_WRITTEN PROBLEM_
Your task is to retype, word for word, the lines from the start of the data through the line holding "import plotly.graph_objects as go". Do not include the pictures.

====

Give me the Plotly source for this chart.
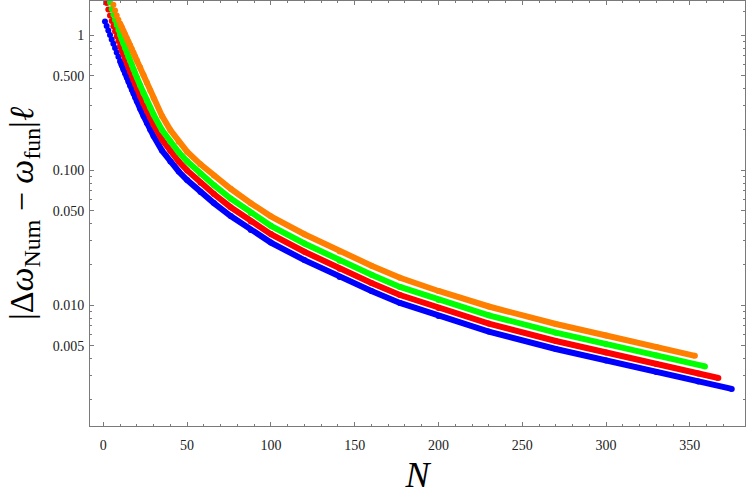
import plotly.graph_objects as go

# ---- data ----
N_blue = [1, 2, 3, 4, 5, 6, 7, 8, 9, 10, 11, 12, 13, 14, 15, 16, 17, 18, 19, 20,
          22, 24, 26, 28, 30, 35, 40, 45, 50, 58, 66, 76, 88, 100, 120, 141, 160,
          177, 200, 230, 270, 300, 330, 355, 375]
V_blue = [1.259, 1.166, 1.080, 1.000, 0.928, 0.861, 0.800, 0.743, 0.691, 0.642,
          0.597, 0.556, 0.519, 0.484, 0.451, 0.421, 0.393, 0.368, 0.344, 0.323,
          0.284, 0.251, 0.223, 0.199, 0.1786, 0.1394, 0.1156, 0.0975, 0.0843,
          0.0687, 0.0569, 0.0456, 0.0359, 0.0290, 0.0215, 0.0161, 0.0127,
          0.01035, 0.00829, 0.00636, 0.00472, 0.00388, 0.00319, 0.00271, 0.00239]

N_red = [2, 3, 4, 5, 6, 7, 8, 9, 10, 11, 12, 13, 14, 15, 16, 17, 18, 19, 20,
         22, 24, 26, 28, 30, 35, 40, 45, 50, 58, 66, 76, 88, 100, 120, 141, 160,
         177, 200, 230, 270, 300, 330, 355, 367]
V_red = [1.726, 1.545, 1.394, 1.272, 1.160, 1.065, 0.980, 0.903, 0.833, 0.772,
         0.715, 0.663, 0.616, 0.573, 0.533, 0.496, 0.462, 0.431, 0.403,
         0.353, 0.310, 0.274, 0.2435, 0.2173, 0.1682, 0.1382, 0.1156, 0.0993,
         0.0804, 0.0664, 0.0530, 0.0416, 0.0335, 0.0248, 0.01853, 0.01458,
         0.01186, 0.00950, 0.00729, 0.00541, 0.00445, 0.00366, 0.00311, 0.00288]

N_green = [4, 5, 6, 7, 8, 9, 10, 11, 12, 13, 14, 15, 16, 17, 18, 19, 20,
           22, 24, 26, 28, 30, 35, 40, 45, 50, 58, 66, 76, 88, 100, 120, 141, 160,
           177, 200, 230, 270, 300, 330, 359]
V_green = [1.741, 1.561, 1.411, 1.289, 1.184, 1.091, 1.007, 0.931, 0.862, 0.800,
           0.742, 0.688, 0.641, 0.596, 0.556, 0.519, 0.4845,
           0.4225, 0.3706, 0.3262, 0.2888, 0.2573, 0.1978, 0.1621, 0.1352, 0.1160,
           0.0937, 0.0772, 0.0614, 0.0480, 0.0386, 0.02855, 0.02129, 0.01674,
           0.01362, 0.01091, 0.00839, 0.00624, 0.00513, 0.00423, 0.00351]

N_orange = [6, 7, 8, 9, 10, 11, 12, 13, 14, 15, 16, 17, 18, 19, 20,
            22, 24, 26, 28, 30, 35, 40, 45, 50, 58, 66, 76, 88, 100, 120, 141, 160,
            177, 200, 230, 270, 300, 330, 353]
V_orange = [1.674, 1.516, 1.397, 1.298, 1.217, 1.142, 1.072, 1.009, 0.948, 0.892,
            0.838, 0.786, 0.738, 0.693, 0.650,
            0.574, 0.505, 0.4425, 0.3887, 0.3413, 0.2517, 0.1978, 0.1621, 0.1368,
            0.1102, 0.0909, 0.0726, 0.0568, 0.0454, 0.03345, 0.0249, 0.01955,
            0.0159, 0.0127, 0.00975, 0.00723, 0.00594, 0.00489, 0.00420]

x_ticks = [0, 50, 100, 150, 200, 250, 300, 350]
x_minor = [v for v in range(10, 380, 10) if v % 50 != 0]
y_ticks = [0.005, 0.01, 0.05, 0.1, 0.5, 1]
y_ticklabels = ["0.005", "0.010", "0.050", "0.100", "0.500", "1"]
y_minor = [0.002, 0.003, 0.004, 0.006, 0.007, 0.008, 0.009,
           0.02, 0.03, 0.04, 0.06, 0.07, 0.08, 0.09,
           0.2, 0.3, 0.4, 0.6, 0.7, 0.8, 0.9, 1.5]

series = [
    (N_blue, V_blue, "#0000ff"),
    (N_red, V_red, "#ff0000"),
    (N_green, V_green, "#00ff00"),
    (N_orange, V_orange, "#ff8000"),
]

fig = go.Figure()
for N, V, col in series:
    idx = [i for i, n in enumerate(N) if n >= 10]
    fig.add_trace(go.Scatter(x=[N[i] for i in idx], y=[V[i] for i in idx],
                             mode="lines", line=dict(color=col, width=6),
                             hoverinfo="skip", showlegend=False))
    fig.add_trace(go.Scatter(x=N, y=V, mode="markers",
                             marker=dict(color=col, size=6, line=dict(width=0)),
                             showlegend=False))

frame = "#7a7a7a"
serif = "Liberation Serif, DejaVu Serif, serif"
tickfont = dict(family=serif, size=14, color="#222")

fig.update_layout(
    width=747, height=504,
    margin=dict(l=90, r=2, t=1, b=78, pad=0),
    paper_bgcolor="white", plot_bgcolor="white",
    xaxis=dict(
        range=[-7.94, 382.9], showgrid=False, zeroline=False,
        showline=True, linecolor=frame, linewidth=1, mirror="ticks",
        ticks="inside", ticklen=4, tickwidth=1, tickcolor=frame,
        tickvals=x_ticks, ticktext=[str(v) for v in x_ticks],
        tickfont=tickfont, ticklabelstandoff=6,
        minor=dict(tickvals=x_minor, ticks="inside", ticklen=2,
                   tickwidth=1, tickcolor=frame, showgrid=False),
        title=dict(text="<i>N</i>", standoff=10,
                   font=dict(family=serif, size=36, color="#000")),
        automargin=False,
    ),
    yaxis=dict(
        type="log", range=[-2.8963, 0.2519], showgrid=False, zeroline=False,
        showline=True, linecolor=frame, linewidth=1, mirror="ticks",
        ticks="inside", ticklen=4, tickwidth=1, tickcolor=frame,
        tickvals=y_ticks, ticktext=y_ticklabels,
        tickfont=tickfont, ticklabelstandoff=2,
        minor=dict(tickvals=y_minor, ticks="inside", ticklen=2,
                   tickwidth=1, tickcolor=frame, showgrid=False),
        title=dict(text="|Δ<i>ω</i><sub>Num</sub> − <i>ω</i><sub>fun</sub>|<i>ℓ</i>",
                   standoff=8,
                   font=dict(family=serif, size=34, color="#000")),
        automargin=False,
    ),
)

fig.write_html("out.html",
               config={"displayModeBar": False},
               post_script="document.body.style.margin='0';document.body.style.overflow='hidden';")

====

_CORRECT RESPONSE_
Give me the Plotly source for this chart.
import plotly.graph_objects as go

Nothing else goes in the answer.